## Goal
Please print exactly the lines below, from the start of the material up to and including the line with "const yTicks = [-6, -4, -2, 0, 2, 4, 6];", but none of the pictures.

start

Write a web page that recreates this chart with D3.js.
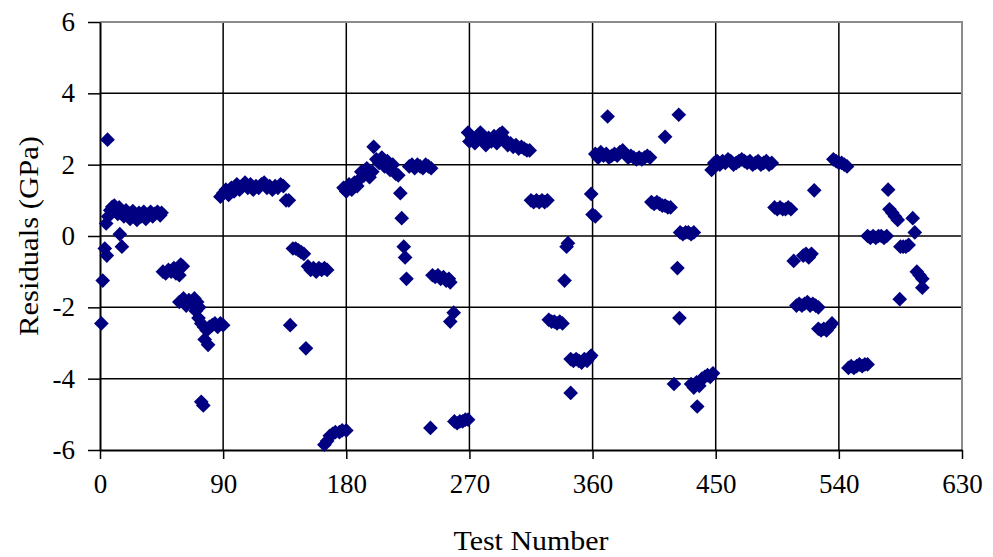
<!DOCTYPE html>
<html>
<head>
<meta charset="utf-8">
<script src="https://cdn.jsdelivr.net/npm/d3@7"></script>
<style>
  html, body { margin: 0; padding: 0; background: #fff; }
  svg { display: block; }
  text { font-family: "Liberation Serif", "Times New Roman", serif; fill: #000; }
</style>
</head>
<body>
<svg id="chart" width="993" height="557"></svg>
<script>
// Axis ticks
const xTicks = [0, 90, 180, 270, 360, 450, 540, 630];
const yTicks = [-6, -4, -2, 0, 2, 4, 6];

// Test number of each measurement
const testNumber = [
  1, 2, 3.5, 5, 5.5, 14.5, 16,
  4.5, 6, 7.5, 9, 10.5, 12, 13, 14, 16, 17.5, 19, 21, 22, 24, 25.5, 27, 28.5, 30, 32, 33.5, 35, 37, 38.5, 40, 42, 44, 45,
  46, 48, 50, 52, 54, 55.5, 57, 59, 60.5, 58,
  58, 61, 63, 65, 67, 69, 71, 72.5, 70, 72, 74, 76, 78, 80, 82, 84, 86, 88, 90, 76.5, 79,
  74, 75.5,
  88, 90, 92, 94, 96, 98, 100, 102, 104, 106, 108, 110, 112, 114, 116, 118, 120, 122, 124, 126, 128, 130, 132, 134, 136, 138,
  141, 143, 145, 147, 149,
  152, 154, 156, 158, 160, 162, 164, 166,
  139, 150.5,
  164, 166, 168, 170, 172, 175, 177, 180,
  178, 180, 182, 184, 186, 188, 190, 191, 193, 195, 197, 199, 200, 202, 204, 206, 208, 210, 212, 214, 216, 218, 219.5, 220.5, 222, 223, 224,
  226, 228, 230, 232, 234, 236, 238, 240, 242,
  243, 245, 247, 249, 251, 253, 255, 256,
  241.5, 256, 258.5,
  259, 261, 263, 265, 267, 269,
  269, 270, 272, 274, 276, 278, 280, 282, 284, 286, 288, 290, 292, 294, 296, 298, 300, 302, 304, 306, 308, 310, 312, 314,
  315, 317, 319, 321, 323, 325, 327,
  341, 342, 339.5,
  328, 330, 332, 334, 336, 338,
  344, 346, 348, 350, 352, 354, 356, 358, 359,
  344,
  359, 360, 362,
  362, 364, 366, 368, 370, 372, 374, 376, 378, 380, 382, 384, 386, 388, 390, 392, 394, 396, 398, 400, 402,
  371, 413, 423,
  403, 405, 407, 409, 411, 413, 415, 417,
  424, 426, 428, 430, 432, 434,
  422, 423.5, 419.5,
  432, 434, 436, 438, 440, 442, 444, 446, 448, 436.5,
  447, 449, 451, 453, 455, 457, 459, 461, 463, 465, 467, 469, 471, 473, 475, 477, 479, 481, 483, 485, 487, 489, 491,
  493, 495, 497, 499, 501, 503, 505,
  522,
  507, 514, 516, 518, 520,
  509, 511, 513, 515, 517, 519, 521, 523, 525,
  525, 527, 529, 531, 533, 535,
  536, 538, 540, 542, 544, 546,
  547, 549, 551, 553, 555, 557, 559, 561,
  561, 563, 565, 567, 569, 571, 573, 575,
  576, 577, 579, 581, 583, 594, 595.5,
  585, 587, 589, 591,
  597, 599, 601, 601,
  584.5
];

// Residual (GPa) of each measurement
const residual = [
  -2.45, -1.25, -0.35, -0.55, 2.7, 0.05, -0.3,
  0.35, 0.55, 0.72, 0.82, 0.85, 0.75, 0.62, 0.8, 0.7, 0.55, 0.72, 0.62, 0.48, 0.7, 0.58, 0.45, 0.65, 0.55, 0.68, 0.48, 0.6, 0.68, 0.55, 0.62, 0.68, 0.58, 0.65,
  -1.0, -1.05, -0.95, -1.0, -0.9, -1.05, -0.95, -0.8, -0.85, -1.1,
  -1.85, -1.75, -1.95, -1.8, -1.9, -1.75, -1.85, -2.0, -2.1, -2.3, -2.45, -2.55, -2.65, -2.55, -2.5, -2.45, -2.55, -2.45, -2.5, -2.9, -3.05,
  -4.65, -4.75,
  1.1, 1.2, 1.3, 1.15, 1.35, 1.25, 1.45, 1.3, 1.4, 1.5, 1.35, 1.45, 1.3, 1.4, 1.35, 1.45, 1.5, 1.35, 1.4, 1.3, 1.4, 1.35, 1.45, 1.4, 1.0, 1.0,
  -0.35, -0.35, -0.4, -0.45, -0.5,
  -0.85, -0.95, -0.9, -1.0, -0.9, -0.95, -0.9, -0.95,
  -2.5, -3.15,
  -5.85, -5.75, -5.6, -5.55, -5.5, -5.5, -5.45, -5.45,
  1.35, 1.25, 1.45, 1.3, 1.5, 1.4, 1.6, 1.8, 1.7, 1.9, 1.65, 1.8, 2.5, 2.15, 2.05, 2.2, 1.95, 2.1, 1.85, 2.0, 1.75, 1.7, 1.2, 0.5, -0.3, -0.6, -1.2,
  1.95, 2.0, 1.9, 2.0, 1.95, 1.9, 2.0, 1.95, 1.9,
  -1.1, -1.15, -1.1, -1.2, -1.15, -1.25, -1.2, -1.3,
  -5.38, -2.4, -2.15,
  -5.2, -5.25, -5.2, -5.2, -5.15, -5.15,
  2.9, 2.65, 2.75, 2.6, 2.8, 2.9, 2.7, 2.55, 2.75, 2.65, 2.8, 2.6, 2.85, 2.9, 2.7, 2.55, 2.6, 2.5, 2.55, 2.45, 2.5, 2.45, 2.4, 2.4,
  1.0, 0.95, 1.0, 0.95, 1.0, 0.95, 1.0,
  -0.3, -0.2, -1.25,
  -2.35, -2.4, -2.4, -2.45, -2.4, -2.45,
  -3.45, -3.5, -3.45, -3.5, -3.55, -3.45, -3.5, -3.4, -3.35,
  -4.4,
  1.18, 0.6, 0.55,
  2.3, 2.2, 2.35, 2.25, 2.3, 2.2, 2.25, 2.3, 2.25, 2.35, 2.4, 2.3, 2.2, 2.25, 2.2, 2.15, 2.2, 2.15, 2.2, 2.25, 2.2,
  3.35, 2.78, 3.4,
  0.95, 0.9, 0.95, 0.9, 0.85, 0.85, 0.8, 0.8,
  0.1, 0.05, 0.1, 0.1, 0.05, 0.1,
  -0.9, -2.3, -4.15,
  -4.15, -4.25, -4.1, -4.2, -4.0, -3.95, -3.9, -3.95, -3.85, -4.78,
  1.85, 2.05, 2.1, 2.0, 2.1, 2.05, 2.15, 2.1, 2.0, 2.05, 2.1, 2.15, 2.1, 2.05, 2.1, 2.0, 2.05, 2.1, 2.0, 2.05, 2.1, 2.0, 2.05,
  0.8, 0.75, 0.8, 0.75, 0.75, 0.8, 0.75,
  1.28,
  -0.7, -0.55, -0.5, -0.6, -0.5,
  -1.95, -1.9, -1.95, -1.9, -1.85, -1.95, -1.9, -1.95, -2.0,
  -2.6, -2.65, -2.6, -2.65, -2.55, -2.45,
  2.15, 2.1, 2.05, 2.05, 2.0, 1.95,
  -3.7, -3.65, -3.7, -3.65, -3.6, -3.65, -3.6, -3.6,
  0.0, -0.05, 0.0, -0.05, 0.0, 0.0, -0.05, 0.0,
  1.3, 0.75, 0.65, 0.55, 0.45, 0.5, 0.1,
  -0.3, -0.3, -0.3, -0.25,
  -1.0, -1.1, -1.2, -1.45,
  -1.77
];

const points = testNumber.map((t, i) => ({ t, r: residual[i] }));

const svg = d3.select("#chart");
const plot = { left: 100, right: 962, top: 22, bottom: 450 };

const x = d3.scaleLinear().domain([0, 630]).range([plot.left, plot.right]);
const y = d3.scaleLinear().domain([-6, 6]).range([plot.bottom, plot.top]);

// Gridlines
const grid = svg.append("g").attr("class", "grid");
grid.selectAll("line.v")
  .data(xTicks.filter(d => d > 0 && d < 630))
  .join("line")
  .attr("x1", d => x(d)).attr("x2", d => x(d))
  .attr("y1", plot.top).attr("y2", plot.bottom)
  .attr("stroke", "#000").attr("stroke-width", 1.5);
grid.selectAll("line.h")
  .data(yTicks.filter(d => d > -6 && d < 6))
  .join("line")
  .attr("x1", plot.left).attr("x2", plot.right)
  .attr("y1", d => y(d)).attr("y2", d => y(d))
  .attr("stroke", "#000").attr("stroke-width", 1.5);

// Plot area border (top and right)
svg.append("path")
  .attr("d", `M${plot.left},${plot.top}H${plot.right}V${plot.bottom}`)
  .attr("fill", "none").attr("stroke", "#8c8c8c").attr("stroke-width", 2);

// Axes (plain hyphen for negative numbers)
const fmt = d => String(d);
const xAxis = d3.axisBottom(x).tickValues(xTicks).tickFormat(fmt).tickSize(9).tickSizeOuter(0).tickPadding(15);
const yAxis = d3.axisLeft(y).tickValues(yTicks).tickFormat(fmt).tickSize(12).tickSizeOuter(0).tickPadding(13);

const gx = svg.append("g").attr("transform", `translate(0,${plot.bottom})`).call(xAxis);
const gy = svg.append("g").attr("transform", `translate(${plot.left},0)`).call(yAxis);

[gx, gy].forEach(g => {
  g.attr("font-family", null).attr("font-size", null);
  g.select(".domain").attr("stroke", "#000").attr("stroke-width", 2);
  g.selectAll(".tick line").attr("stroke", "#000").attr("stroke-width", 1.5);
  g.selectAll(".tick text")
    .style("font-family", "'Liberation Serif', 'Times New Roman', serif")
    .style("font-size", "27px")
    .attr("fill", "#000");
});

// Markers: diamonds
const diamond = d3.symbol().type(d3.symbolSquare).size(108);
svg.append("g").attr("class", "points")
  .selectAll("path")
  .data(points)
  .join("path")
  .attr("d", diamond)
  .attr("transform", d => `translate(${x(d.t)},${y(d.r)}) rotate(45)`)
  .attr("fill", "#000080");

// Axis titles
svg.append("text")
  .attr("x", (plot.left + plot.right) / 2)
  .attr("y", 550)
  .attr("text-anchor", "middle")
  .style("font-size", "28px")
  .attr("textLength", 155)
  .attr("lengthAdjust", "spacingAndGlyphs")
  .text("Test Number");

svg.append("text")
  .attr("transform", `translate(38,${(plot.top + plot.bottom) / 2}) rotate(-90)`)
  .attr("text-anchor", "middle")
  .style("font-size", "27px")
  .attr("textLength", 200)
  .attr("lengthAdjust", "spacingAndGlyphs")
  .text("Residuals (GPa)");
</script>
</body>
</html>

end

## Output of the exercise
Write a web page that recreates this chart with D3.js.
<!DOCTYPE html>
<html>
<head>
<meta charset="utf-8">
<script src="https://cdn.jsdelivr.net/npm/d3@7"></script>
<style>
  html, body { margin: 0; padding: 0; background: #fff; }
  svg { display: block; }
  text { font-family: "Liberation Serif", "Times New Roman", serif; fill: #000; }
</style>
</head>
<body>
<svg id="chart" width="993" height="557"></svg>
<script>
// Axis ticks
const xTicks = [0, 90, 180, 270, 360, 450, 540, 630];
const yTicks = [-6, -4, -2, 0, 2, 4, 6];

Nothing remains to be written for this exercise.